CHALLENGE
From the first line of the listing below, retype each line up to and including the one with "const yTicks = [-0.02, 0.01, 0.04, 0.07, 0.10, 0.13, 0.16];"; pictures stay out.

GIVEN MATERIAL
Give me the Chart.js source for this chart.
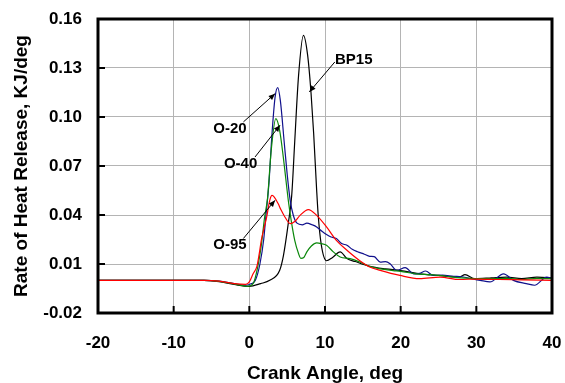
<!DOCTYPE html>
<html>
<head>
<meta charset="utf-8">
<script src="https://cdn.jsdelivr.net/npm/chart.js@4.4.0/dist/chart.umd.min.js"></script>
<style>
  body { margin:0; background:#fff; }
  #c { display:block; }
</style>
</head>
<body>
<canvas id="c" width="565" height="383"></canvas>
<script>
// values: crank angle (deg) and heat release rate (KJ/deg)

const xTicks = [-20, -10, 0, 10, 20, 30, 40];
const yTicks = [-0.02, 0.01, 0.04, 0.07, 0.10, 0.13, 0.16];

const bp15Angle = [-20, -10, -6, -4, -2, 0, 1.5, 2.7, 4.0, 4.5, 5.15, 5.6, 6.0, 6.5, 7.15, 7.7, 8.15, 8.5, 8.9, 9.1, 9.5, 10.2, 11.0, 12.0, 12.9, 14.0, 15.9, 18, 20, 22.5, 25, 27.8, 28.5, 29.8, 32, 34, 36, 38, 40];
const bp15Rate = [0, 0, 0, -0.0008, -0.0025, -0.0037, -0.002, 0, 0.006, 0.015, 0.035, 0.052, 0.085, 0.125, 0.150, 0.138, 0.115, 0.09, 0.055, 0.04, 0.022, 0.012, 0.014, 0.0174, 0.0133, 0.0115, 0.0086, 0.007, 0.006, 0.004, 0.003, 0.002, 0.0035, 0.001, 0.0015, 0.002, 0.001, 0.002, 0.0015];

const o20Angle = [-20, -10, -6, -4, -2, -0.5, 0.3, 0.8, 1.4, 1.9, 2.2, 2.6, 3.0, 3.4, 3.75, 4.1, 4.6, 5.0, 5.4, 5.8, 6.3, 7.0, 7.6, 8.3, 8.9, 9.6, 10.2, 10.8, 11.5, 12.2, 12.9, 13.6, 14.3, 15.2, 15.9, 16.5, 17.3, 18.0, 18.6, 19.5, 20.6, 21.7, 22.5, 23.3, 24.3, 25.5, 27, 28, 30.5, 31.8, 33.6, 34.9, 36.6, 37.7, 39.3, 40];
const o20Rate = [0, 0, 0, -0.0005, -0.002, -0.003, -0.002, 0, 0.01, 0.025, 0.04, 0.06, 0.09, 0.112, 0.118, 0.11, 0.085, 0.065, 0.049, 0.04, 0.035, 0.034, 0.035, 0.034, 0.0327, 0.030, 0.028, 0.0265, 0.0256, 0.0225, 0.0215, 0.019, 0.0175, 0.016, 0.0147, 0.0145, 0.0112, 0.0115, 0.0102, 0.0061, 0.0078, 0.004, 0.0043, 0.0057, 0.003, 0.0032, 0.0025, 0.0022, 0, -0.001, 0.004, 0, -0.002, -0.003, 0.002, 0.001];

const o40Angle = [-20, -10, -6, -4, -2, -0.3, 0.5, 1.1, 1.6, 2.0, 2.4, 2.9, 3.5, 4.0, 4.5, 5.15, 5.6, 6.0, 6.5, 6.8, 7.2, 7.6, 8.2, 8.9, 9.5, 10.2, 11.1, 12.0, 13.3, 14.6, 15.9, 17.3, 19, 20, 22, 24, 26, 28, 30, 32, 34, 36, 38, 40];
const o40Rate = [0, 0, 0, -0.0006, -0.0022, -0.0037, -0.002, 0.008, 0.022, 0.038, 0.05, 0.08, 0.099, 0.092, 0.075, 0.049, 0.0347, 0.0245, 0.0164, 0.0135, 0.014, 0.0174, 0.021, 0.0229, 0.0225, 0.0215, 0.0174, 0.0143, 0.0133, 0.0112, 0.0086, 0.007, 0.006, 0.0055, 0.004, 0.0035, 0.0025, 0.0015, 0.001, 0.001, 0.0012, 0.0005, 0.0012, 0.001];

const o95Angle = [-20, -10, -6, -4, -2, -0.5, 0, 0.5, 1.0, 1.3, 1.6, 2.0, 2.3, 2.7, 3.0, 3.3, 3.8, 4.2, 4.7, 5.4, 6.0, 6.7, 7.8, 8.9, 10.2, 11.5, 12.9, 14.6, 15.9, 17.3, 19.9, 22.5, 25.2, 27.8, 30, 33, 36, 40];
const o95Rate = [0, 0, 0, -0.0005, -0.002, -0.0025, -0.001, 0.004, 0.0085, 0.016, 0.025, 0.033, 0.039, 0.049, 0.052, 0.051, 0.047, 0.043, 0.0388, 0.0347, 0.036, 0.0398, 0.0433, 0.0398, 0.0327, 0.0245, 0.0184, 0.012, 0.0082, 0.0061, 0.003, 0.001, 0.002, 0.0005, 0.0008, 0.0005, 0.0003, 0];

// callouts: label position and arrow from -> to, all in data units
const calloutText = ["BP15", "O-20", "O-40", "O-95"];
const calloutLabel = [[13.8, 0.1347], [-2.55, 0.0925], [-1.16, 0.0711], [-2.55, 0.0215]];
const calloutFrom = [[11.3, 0.1337], [-0.78, 0.097], [0.75, 0.0755], [-0.79, 0.0256]];
const calloutTo = [[7.93, 0.1153], [3.4, 0.1143], [4.06, 0.095], [3.4, 0.049]];

const toPoints = (xs, ys) => xs.map((x, i) => ({x, y: ys[i]}));

// first dataset ends up on top, so red goes first
const series = [
    {label: "O-95", data: toPoints(o95Angle, o95Rate), color: "#ff0000"},
    {label: "O-40", data: toPoints(o40Angle, o40Rate), color: "#0a870a"},
    {label: "O-20", data: toPoints(o20Angle, o20Rate), color: "#10108c"},
    {label: "BP15", data: toPoints(bp15Angle, bp15Rate), color: "#000000"}
];

const FONT = "'Liberation Sans', Arial, sans-serif";

// frame, inward tick marks and the arrow callouts
const decorations = {
    id: "decorations",
    afterDatasetsDraw(chart) {
        const {ctx, chartArea: a, scales: {x, y}} = chart;
        ctx.save();
        ctx.strokeStyle = "#000";
        ctx.lineWidth = 2;
        xTicks.forEach(v => {
            const px = x.getPixelForValue(v);
            ctx.beginPath(); ctx.moveTo(px, a.bottom); ctx.lineTo(px, a.bottom - 7); ctx.stroke();
        });
        yTicks.forEach(v => {
            const py = y.getPixelForValue(v);
            ctx.beginPath(); ctx.moveTo(a.left, py); ctx.lineTo(a.left + 7, py); ctx.stroke();
        });
        ctx.lineWidth = 3;
        ctx.strokeRect(a.left, a.top, a.right - a.left, a.bottom - a.top);

        ctx.lineWidth = 1;
        ctx.fillStyle = "#000";
        calloutText.forEach((t, i) => {
            const x0 = x.getPixelForValue(calloutFrom[i][0]), y0 = y.getPixelForValue(calloutFrom[i][1]);
            const x1 = x.getPixelForValue(calloutTo[i][0]), y1 = y.getPixelForValue(calloutTo[i][1]);
            const ang = Math.atan2(y1 - y0, x1 - x0);
            ctx.beginPath(); ctx.moveTo(x0, y0); ctx.lineTo(x1, y1); ctx.stroke();
            ctx.beginPath();
            ctx.moveTo(x1, y1);
            ctx.lineTo(x1 - 7 * Math.cos(ang - 0.4), y1 - 7 * Math.sin(ang - 0.4));
            ctx.lineTo(x1 - 7 * Math.cos(ang + 0.4), y1 - 7 * Math.sin(ang + 0.4));
            ctx.closePath(); ctx.fill();
            ctx.font = "bold 15px " + FONT;
            ctx.textAlign = "center";
            ctx.textBaseline = "middle";
            ctx.fillText(t, x.getPixelForValue(calloutLabel[i][0]), y.getPixelForValue(calloutLabel[i][1]));
        });
        ctx.restore();
    }
};

// keep tick padding from pushing the plot area inwards
const noEdgePadding = s => { s.paddingLeft = 0; s.paddingRight = 0; s.paddingTop = 0; s.paddingBottom = 0; };

new Chart(document.getElementById("c"), {
    type: "line",
    data: {
        datasets: series.map(s => ({
            label: s.label,
            data: s.data,
            borderColor: s.color,
            borderWidth: 1.2,
            pointRadius: 0,
            fill: false,
            cubicInterpolationMode: "monotone"
        }))
    },
    options: {
        responsive: false,
        animation: false,
        layout: {padding: {top: 19, right: 13, left: 0, bottom: 0}},
        plugins: {legend: {display: false}, tooltip: {enabled: false}},
        scales: {
            x: {
                type: "linear",
                min: -20, max: 40,
                afterBuildTicks: s => { s.ticks = xTicks.map(value => ({value})); },
                afterFit: s => { s.height = 70; noEdgePadding(s); },
                grid: {color: "#b4b4b4", lineWidth: 1, drawTicks: false},
                border: {display: false},
                ticks: {color: "#000", padding: 20, font: {family: FONT, size: 17, weight: "bold"}, callback: v => String(v)},
                title: {display: true, text: "Crank Angle, deg", color: "#000", padding: {top: 0, bottom: -2}, font: {family: FONT, size: 19, weight: "bold"}}
            },
            y: {
                type: "linear",
                min: -0.02, max: 0.16,
                afterBuildTicks: s => { s.ticks = yTicks.map(value => ({value})); },
                afterFit: s => { s.width = 98; noEdgePadding(s); },
                grid: {color: "#b4b4b4", lineWidth: 1, drawTicks: false},
                border: {display: false},
                ticks: {color: "#000", padding: 16, font: {family: FONT, size: 17, weight: "bold"}, callback: v => v.toFixed(2)},
                title: {display: true, text: "Rate of Heat Release, KJ/deg", color: "#000", padding: {top: 10, bottom: 0}, font: {family: FONT, size: 19, weight: "bold"}}
            }
        }
    },
    plugins: [decorations]
});
</script>
</body>
</html>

FINISHED ANSWER
Give me the Chart.js source for this chart.
<!DOCTYPE html>
<html>
<head>
<meta charset="utf-8">
<script src="https://cdn.jsdelivr.net/npm/chart.js@4.4.0/dist/chart.umd.min.js"></script>
<style>
  body { margin:0; background:#fff; }
  #c { display:block; }
</style>
</head>
<body>
<canvas id="c" width="565" height="383"></canvas>
<script>
// values: crank angle (deg) and heat release rate (KJ/deg)

const xTicks = [-20, -10, 0, 10, 20, 30, 40];
const yTicks = [-0.02, 0.01, 0.04, 0.07, 0.10, 0.13, 0.16];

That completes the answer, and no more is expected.